_THE REQUEST:_
Repeat everything from the first line of the listing below through the line that contains "const titleText = 'The", exactly. Leave out pictures.

_DATASET EXTRACT:_
○ ○ ○ ○

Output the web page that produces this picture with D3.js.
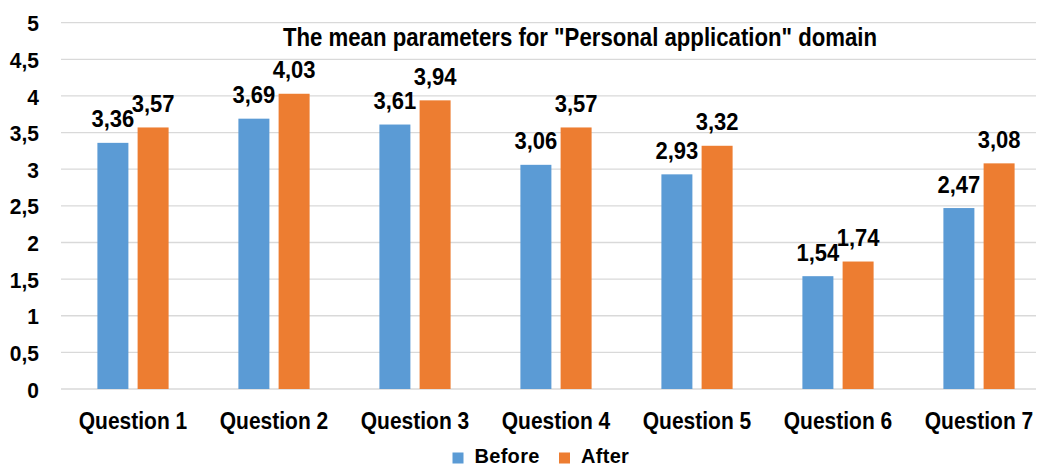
<!DOCTYPE html>
<html>
<head>
<meta charset="utf-8">
<script src="https://cdn.jsdelivr.net/npm/d3@7"></script>
<style>
  html, body { margin: 0; padding: 0; background: #fff; }
  svg { display: block; font-family: "Liberation Sans", Arial, sans-serif; }
</style>
</head>
<body>
<svg id="chart" width="1040" height="468"></svg>
<script>
// Mean scores per question, before and after
const questions = ["Question 1", "Question 2", "Question 3", "Question 4", "Question 5", "Question 6", "Question 7"];
const seriesNames = ["Before", "After"];
const beforeValues = [3.36, 3.69, 3.61, 3.06, 2.93, 1.54, 2.47];
const afterValues = [3.57, 4.03, 3.94, 3.57, 3.32, 1.74, 3.08];
const yTicks = [0, 0.5, 1, 1.5, 2, 2.5, 3, 3.5, 4, 4.5, 5];
const titleText = 'The mean parameters for "Personal application" domain';

const colors = { Before: "#5B9BD5", After: "#ED7D31" };
const fmt = v => d3.format(".2f")(v).replace(".", ",");
const tickFmt = v => String(v).replace(".", ",");

const rows = questions.map((q, i) => ({ q, Before: beforeValues[i], After: afterValues[i] }));

const svg = d3.select("#chart");

const y = d3.scaleLinear().domain([0, 5]).range([389, 22.7]);
const x0 = d3.scaleBand().domain(questions).range([62.5, 1049.5])
  .paddingInner(0.495).paddingOuter(0.2475);
const x1 = d3.scaleBand().domain(seriesNames).range([0, x0.bandwidth()])
  .paddingInner(0.229).paddingOuter(0);

// Horizontal gridlines
svg.append("g").selectAll("line").data(yTicks).join("line")
  .attr("x1", 61).attr("x2", 1036)
  .attr("y1", d => y(d)).attr("y2", d => y(d))
  .attr("stroke", "#D9D9D9").attr("stroke-width", 1.3);

// Value axis labels (slightly tall lettering)
const yAxis = d3.axisLeft(y).tickValues(yTicks).tickFormat(tickFmt).tickSize(0).tickPadding(0);
const gy = svg.append("g").attr("transform", "translate(39,0)").call(yAxis);
gy.select(".domain").remove();
gy.selectAll("text")
  .attr("font-size", 21).attr("font-weight", "bold").attr("fill", "#000")
  .attr("font-family", '"Liberation Sans", Arial, sans-serif')
  .attr("x", 0).attr("y", 7.6).attr("dy", null)
  .attr("transform", "scale(1,1.06)");

// Bars
const groups = svg.append("g").selectAll("g").data(rows).join("g")
  .attr("transform", d => `translate(${x0(d.q)},0)`);

groups.selectAll("rect").data(d => seriesNames.map(k => ({ k, v: d[k] }))).join("rect")
  .attr("x", d => x1(d.k))
  .attr("width", x1.bandwidth())
  .attr("y", d => y(d.v))
  .attr("height", d => y(0) - y(d.v))
  .attr("fill", d => colors[d.k]);

// Data labels
groups.selectAll("text.val").data(d => seriesNames.map(k => ({ k, v: d[k] }))).join("text")
  .attr("class", "val")
  .attr("transform", d => `translate(${x1(d.k) + x1.bandwidth() / 2},${y(d.v) - 15.5}) scale(1,1.07)`)
  .attr("text-anchor", "middle")
  .attr("font-size", 22).attr("font-weight", "bold").attr("fill", "#000")
  .text(d => fmt(d.v));

// Category axis labels
const xAxis = d3.axisBottom(x0).tickSize(0).tickPadding(0);
const gx = svg.append("g").attr("transform", "translate(0,429)").call(xAxis);
gx.select(".domain").remove();
gx.selectAll("text")
  .attr("font-size", 21).attr("font-weight", "bold").attr("fill", "#000")
  .attr("font-family", '"Liberation Sans", Arial, sans-serif')
  .attr("y", 0).attr("dy", null)
  .attr("transform", "scale(1,1.18)");

// Title
svg.append("text")
  .attr("transform", "translate(580,46) scale(1,1.12)")
  .attr("text-anchor", "middle")
  .attr("font-size", 22.2).attr("font-weight", "bold").attr("fill", "#000")
  .text(titleText);

// Legend
const legendItems = [
  { k: "Before", x: 452.5 },
  { k: "After", x: 559 }
];
const lg = svg.append("g").selectAll("g").data(legendItems).join("g")
  .attr("transform", d => `translate(${d.x},0)`);
lg.append("rect").attr("x", 0).attr("y", 452.5).attr("width", 11).attr("height", 11)
  .attr("fill", d => colors[d.k]);
lg.append("text").attr("transform", "translate(22,463.2) scale(1,1.05)")
  .attr("font-size", 20).attr("font-weight", "bold").attr("fill", "#000")
  .attr("letter-spacing", 0.3)
  .text(d => d.k);
</script>
</body>
</html>
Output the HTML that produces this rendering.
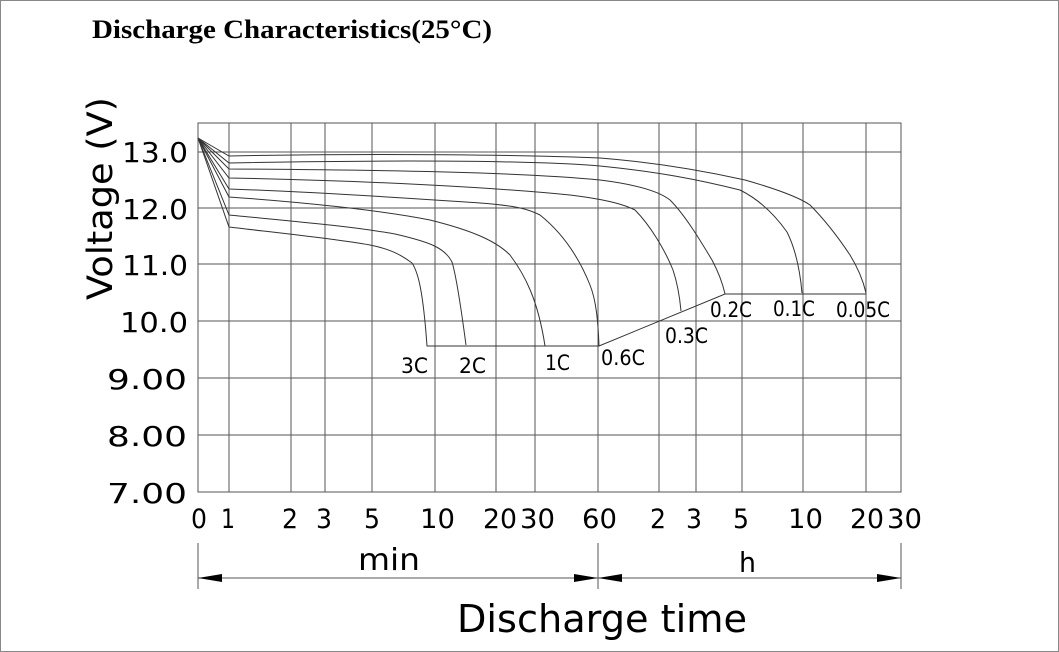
<!DOCTYPE html>
<html><head><meta charset="utf-8"><style>
html,body{margin:0;padding:0;background:#fff;}
svg{display:block;}
</style></head><body>
<svg width="1059" height="652" viewBox="0 0 1059 652" xmlns="http://www.w3.org/2000/svg">
<rect x="0.5" y="0.5" width="1058" height="651" fill="#fff" stroke="#888" stroke-width="1"/>
<text x="92" y="38" font-family="Liberation Serif, serif" font-weight="bold" font-size="26" fill="#000" textLength="400" lengthAdjust="spacingAndGlyphs">Discharge Characteristics(25°C)</text>
<g stroke="#555" stroke-width="1" fill="none">
<rect x="198" y="123" width="703" height="369"/>
<path d="M198 152H901M198 208H901M198 264H901M198 321H901M198 378H901M198 435H901"/>
<path d="M229 123V492M291 123V492M325 123V492M372 123V492M435 123V492M496 123V492M535 123V492M598 123V492M659 123V492M696 123V492M742 123V492M803 123V492M866 123V492"/>
</g>
<g stroke="#333" stroke-width="1" fill="none">
<path d="M198 138L229 227C270 232 330 238 370 245C395 250 405 258 412 263C418 272 423 290 427 346H598"/>
<path d="M198 138L229 215C290 221 350 226 395 234C430 242 445 248 452 262C456 275 460 300 466 345"/>
<path d="M198 138L229 197C300 202 380 210 430 220C470 230 495 240 510 255C525 275 538 300 545 346"/>
<path d="M198 138L229 189C320 192 420 199 480 203C520 206 530 210 540 215C565 235 580 260 590 285C596 300 598 320 599 346L725 294H866"/>
<path d="M198 138L229 178C380 181 500 188 570 195C610 200 625 205 635 210C650 225 665 250 673 270C678 285 680 300 681 311"/>
<path d="M198 138L229 169C380 170 520 172 600 180C640 185 660 192 670 200C685 215 700 240 712 260C720 275 723 285 725 294"/>
<path d="M198 138L229 163C380 160 530 160 600 166C660 172 700 180 740 190C760 200 775 215 787 232C796 250 800 270 802 293"/>
<path d="M198 138L229 156C380 153 530 155 600 158C650 162 700 170 745 180C780 190 800 198 810 205C825 220 840 240 850 255C858 268 863 280 866 293"/>
</g>
<g font-family="DejaVu Sans, sans-serif" font-size="28" fill="#000">
<text x="122" y="162" textLength="66" lengthAdjust="spacingAndGlyphs">13.0</text>
<text x="122" y="219" textLength="66" lengthAdjust="spacingAndGlyphs">12.0</text>
<text x="122" y="275" textLength="66" lengthAdjust="spacingAndGlyphs">11.0</text>
<text x="120" y="332" textLength="68" lengthAdjust="spacingAndGlyphs">10.0</text>
<text x="107" y="389" textLength="80" lengthAdjust="spacingAndGlyphs">9.00</text>
<text x="107" y="446" textLength="80" lengthAdjust="spacingAndGlyphs">8.00</text>
<text x="107" y="503" textLength="80" lengthAdjust="spacingAndGlyphs">7.00</text>
</g>
<text transform="translate(112,300) rotate(-90)" font-family="DejaVu Sans, sans-serif" font-size="35" fill="#000" textLength="203" lengthAdjust="spacingAndGlyphs">Voltage (V)</text>
<g font-family="DejaVu Sans, sans-serif" font-size="21" fill="#000">
<text x="401" y="373" textLength="27" lengthAdjust="spacingAndGlyphs">3C</text>
<text x="459" y="373" textLength="27" lengthAdjust="spacingAndGlyphs">2C</text>
<text x="545" y="370" textLength="25" lengthAdjust="spacingAndGlyphs">1C</text>
<text x="601" y="365" textLength="44" lengthAdjust="spacingAndGlyphs">0.6C</text>
<text x="665" y="343" textLength="43" lengthAdjust="spacingAndGlyphs">0.3C</text>
<text x="710" y="317" textLength="42" lengthAdjust="spacingAndGlyphs">0.2C</text>
<text x="773" y="316" textLength="42" lengthAdjust="spacingAndGlyphs">0.1C</text>
<text x="836" y="317" textLength="54" lengthAdjust="spacingAndGlyphs">0.05C</text>
</g>
<g font-family="DejaVu Sans, sans-serif" font-size="27" fill="#000">
<text x="191" y="528" textLength="16" lengthAdjust="spacingAndGlyphs">0</text>
<text x="221" y="528" textLength="14" lengthAdjust="spacingAndGlyphs">1</text>
<text x="282" y="528" textLength="16" lengthAdjust="spacingAndGlyphs">2</text>
<text x="316" y="528" textLength="16" lengthAdjust="spacingAndGlyphs">3</text>
<text x="364" y="528" textLength="16" lengthAdjust="spacingAndGlyphs">5</text>
<text x="420" y="528" textLength="35" lengthAdjust="spacingAndGlyphs">10</text>
<text x="483" y="528" textLength="34" lengthAdjust="spacingAndGlyphs">20</text>
<text x="520" y="528" textLength="35" lengthAdjust="spacingAndGlyphs">30</text>
<text x="582" y="528" textLength="35" lengthAdjust="spacingAndGlyphs">60</text>
<text x="650" y="528" textLength="16" lengthAdjust="spacingAndGlyphs">2</text>
<text x="686" y="528" textLength="16" lengthAdjust="spacingAndGlyphs">3</text>
<text x="733" y="528" textLength="16" lengthAdjust="spacingAndGlyphs">5</text>
<text x="788" y="528" textLength="35" lengthAdjust="spacingAndGlyphs">10</text>
<text x="850" y="528" textLength="34" lengthAdjust="spacingAndGlyphs">20</text>
<text x="887" y="528" textLength="35" lengthAdjust="spacingAndGlyphs">30</text>
<text x="358" y="570" font-size="30" textLength="62" lengthAdjust="spacingAndGlyphs">min</text>
<text x="739" y="572" font-size="28" textLength="17" lengthAdjust="spacingAndGlyphs">h</text>
<text x="457" y="632" font-size="38" textLength="290" lengthAdjust="spacingAndGlyphs">Discharge time</text>
</g>
<g stroke="#555" stroke-width="1" fill="none">
<path d="M198 543V589M598 543V589M901 543V589M198 578H901"/>
</g>
<g fill="#000">
<polygon points="198,578 222,574 222,582"/>
<polygon points="598,578 574,574 574,582"/>
<polygon points="598,578 622,574 622,582"/>
<polygon points="901,578 877,574 877,582"/>
</g>
</svg>
</body></html>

○ ○ ○ ○

_CORRECT RESPONSE:_
Output the web page that produces this picture with D3.js.
<!DOCTYPE html>
<html>
<head>
<meta charset="utf-8">
<script src="https://cdn.jsdelivr.net/npm/d3@7"></script>
<style>
  html, body { margin: 0; padding: 0; background: #fff; }
  svg { display: block; font-family: "Liberation Sans", Arial, sans-serif; }
</style>
</head>
<body>
<svg id="chart" width="1040" height="468"></svg>
<script>
// Mean scores per question, before and after
const questions = ["Question 1", "Question 2", "Question 3", "Question 4", "Question 5", "Question 6", "Question 7"];
const seriesNames = ["Before", "After"];
const beforeValues = [3.36, 3.69, 3.61, 3.06, 2.93, 1.54, 2.47];
const afterValues = [3.57, 4.03, 3.94, 3.57, 3.32, 1.74, 3.08];
const yTicks = [0, 0.5, 1, 1.5, 2, 2.5, 3, 3.5, 4, 4.5, 5];
const titleText = 'The mean parameters for "Personal application" domain';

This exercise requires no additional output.